The transition to a carbon-free society is a global goal, and hydrogen is emerging as a hopeful avenue in achieving this goal. The International Energy Agency forecasts that 115 million tons of hydrogen will be needed in 2030 to achieve net-zero carbon dioxide emissions by 2050.
Green hydrogen, produced from renewable sources such as biomass, is becoming an attractive option due to its potential to decrease carbon emissions caused by fossil fuels.
One of the latest advances in hydrogen production technology is the alkaline thermal treatment (ATT) of biomass. This process involves pyrolysis at atmospheric pressure and low temperature, which has the potential to reduce carbon emissions significantly and replace some fossil fuels. The process’s considerable ability for “negative carbon emissions” makes it a promising candidate for green hydrogen production.
In a recent review published in the KeAi journal Carbon Resources Conversion, a research group analyzed the latest developments in ATT technology for hydrogen production. The team aimed to understand the fundamental role and synergy of alkali and catalysts in the ATT reaction and the conversion mechanism of biomass.
The review revealed four significant conclusions. First, further study is required to comprehend the transformation of model substances via different alkalis and determine the most suitable biomass. Second, an analysis should be performed to fix an ideal catalyst system based on the intermediate products of the ATT reaction. This analysis should consider the deactivation mechanism of the catalyst, the interaction between the active site and carrier, and the catalytic structure-activity relationship.
Third, designing rational reactors and developing effective inlet or outlet methods are essential in overcoming issues like coking, limited mass transfer, and catalyst regeneration caused by solid-solid reactions when weighing the benefits and drawbacks of in-situ and ex-situ reactions. Finally, economic assessment and energy consumption analysis must be performed to assess the technology’s viability.
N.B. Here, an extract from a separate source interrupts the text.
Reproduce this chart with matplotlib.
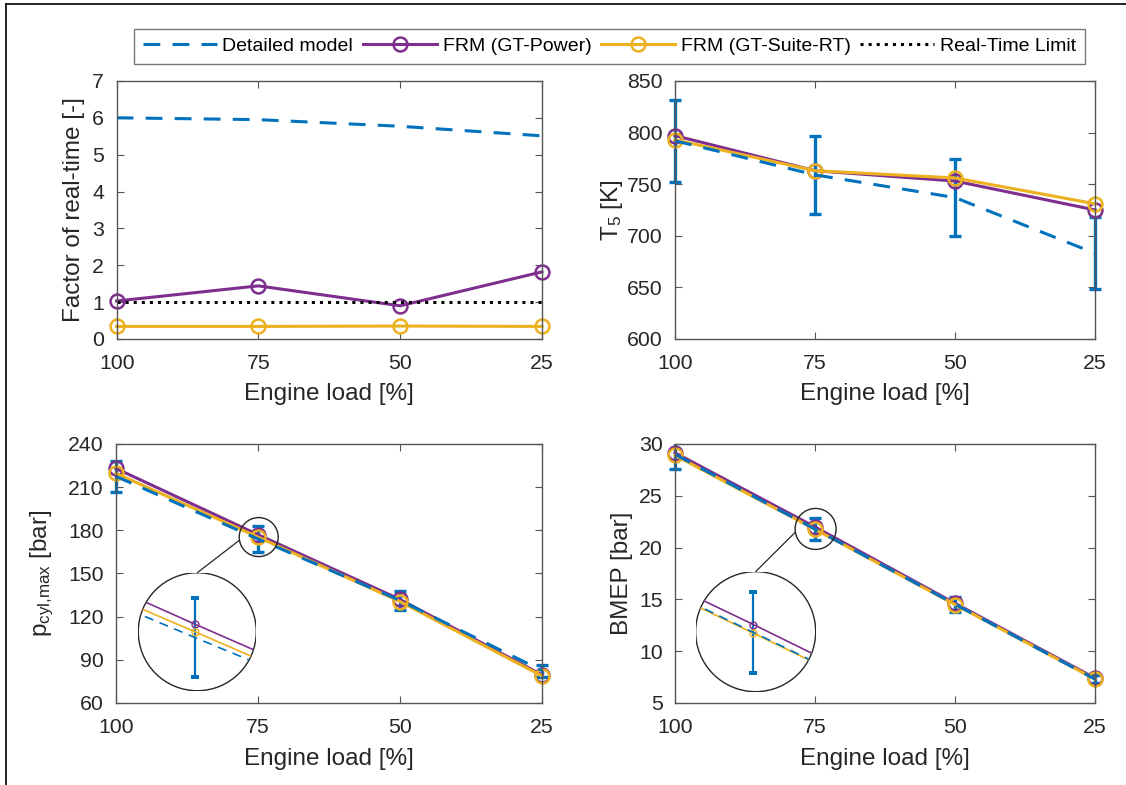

Houfang Lu, a professor at the School of Chemical Engineering at Sichuan University, emphasized the need to optimize hydrogen production efficiency from the ATT reaction. To achieve this, the alkali used must promote biomass conversion into small gas intermediates and in-situ carbon storage. Moreover, by overcoming the kinetic limitation of the reformation reaction under low pressure and temperature in the ATT process, hydrogen production efficiency can be enhanced, and the synergy between alkali and metal catalysts can be fully demonstrated.
Lu hopes that the review’s conclusions will guide future experiments on hydrogen production via biomass ATT processes to realize the technology’s industrialization.
The potential impact of green hydrogen production using ATT technology is significant, as it can help reduce carbon emissions and aid in achieving a carbon-free society. However, challenges surrounding this technology include the need for further research and development, as well as economic and energy consumption analysis.
In conclusion, ATT technology for biomass hydrogen production is a promising avenue for achieving a carbon-free society. However, it requires significant research and development to optimize its efficiency and overcome challenges. If successful, green hydrogen production using biomass could play a vital role in reducing carbon emissions and creating a sustainable future.